The stinginess came even with the course, with its perilous rough and humbling bunkers, being more accommodating Sunday than it had been earlier. Smith, Cam Davis, Kurt Kitayama and Sepp Straka all shot 65s on Sunday, running them high up the leader board. Patrick Cantlay, who made one of the tournament’s scarce eagles, signed for a 66. Michael Block, whose day job is being the head pro at Arroyo Trabuco Golf Club southeast of Los Angeles, had a hole-in-one at No. 15, the first PGA Championship ace by a club professional since 1996.
But much of the focus Sunday was on Koepka; Viktor Hovland, the budding Norwegian talent; and Scottie Scheffler, the No. 2 player in the Official World Golf Ranking. Koepka, his standing shriveled because of his lucrative ties to LIV, whose tournaments are not accredited in the ranking system, entered Sunday at No. 44. (The PGA of America, which organized this tournament, is distinct from the PGA Tour, LIV’s rival.)

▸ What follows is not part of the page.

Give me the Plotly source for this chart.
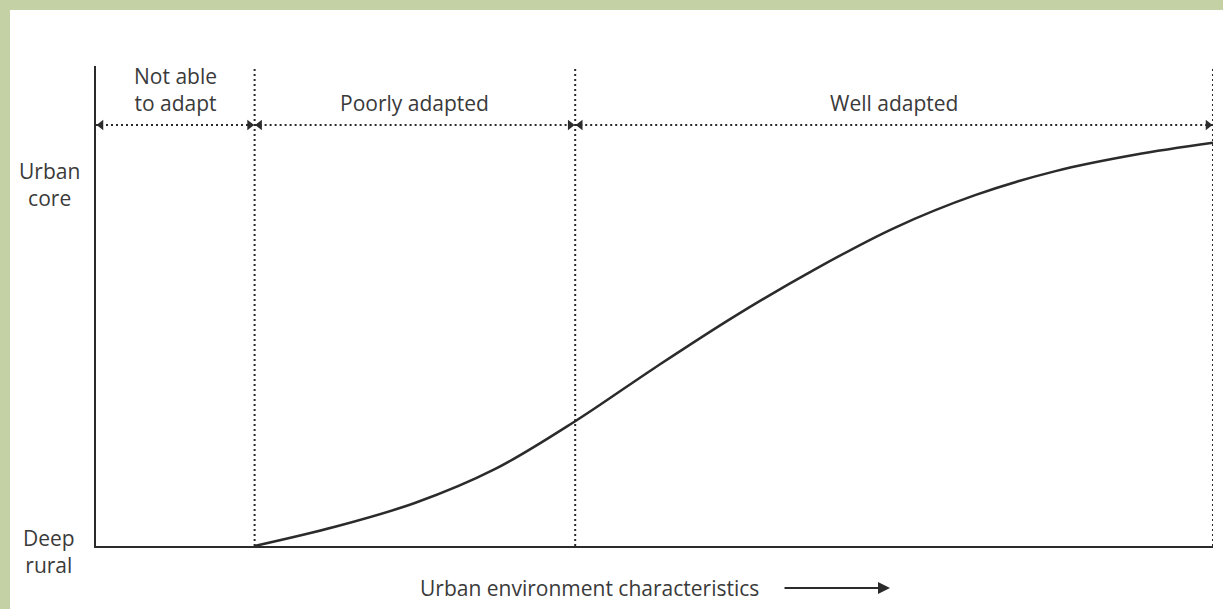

Koepka stepped into the first tee box with a one-stroke lead and doubled his margin in short order when he made a birdie at the second hole. He had played the hole to par the first three days, always reaching the green in two shots but leaving himself with long putts. On Sunday, with the pin at the front-right of the green, he needed less than 5 feet.
His birdie putt at the third hole required even less, after his longest tee shot of the tournament at the hole known as Vista, moving his advantage to three stokes.
The sixth hole, a threat to so many players throughout the tournament, loomed. Koepka had survived the hole, a par-4 challenge that the field finished in an average of 4.52 strokes, well enough Thursday, Friday and Saturday: par in each of the first three rounds. On Sunday, though, his tee shot rocketed rightward, into thick grass in the so-called native area. He took a drop and then, about 191 yards from the hole, struck it onto the green and eventually escaped with a bogey. Although Koepka followed with another bogey, Hovland also stumbled at No. 7.
At the turn, Koepka led Hovland by a lone stroke. Scheffler, a steady-voiced sensation since he won last year’s Masters, and Bryson DeChambeau, the 2020 U.S. Open winner, were three off the lead.
Koepka answered with a tantalizing streak: birdie, bogey, birdie. Hovland had a chance for birdie at the 12th hole, but his tap from nearly 15 feet edged just left of the cup. With six holes to play, Koepka’s advantage was back to two strokes. Two holes later, it was down to one.
He arrived at the 18th hole, which was playing 497 yards Sunday, with two shots to spare. His tee shot soared and then thumped into the fairway, stopping at 318 yards. The towering grandstands waited in the distance, filled with spectators, as the fairway-lined galleries were, looking to see whether, after everything, Koepka was indeed back.
His next swing lifted the ball onto the green. The applause was rising, seemingly with every step in his march up the steep incline, the kind of incline that would have felt Everest-like to Koepka in the recent past. He knelt — there had been times, he said, when he could not so much as bend his knee — and then approached the ball. He steadied himself and tapped the ball forward.
It stopped, according to tournament officials, about 3 inches short.
He flashed a tight smile, as if to say that, of course, there would be one last hiccup.
He tried again. The ball fell into the cup. He pumped his fist and then embraced his caddie for nearly nine seconds.
Indeed, after everything, Koepka was back.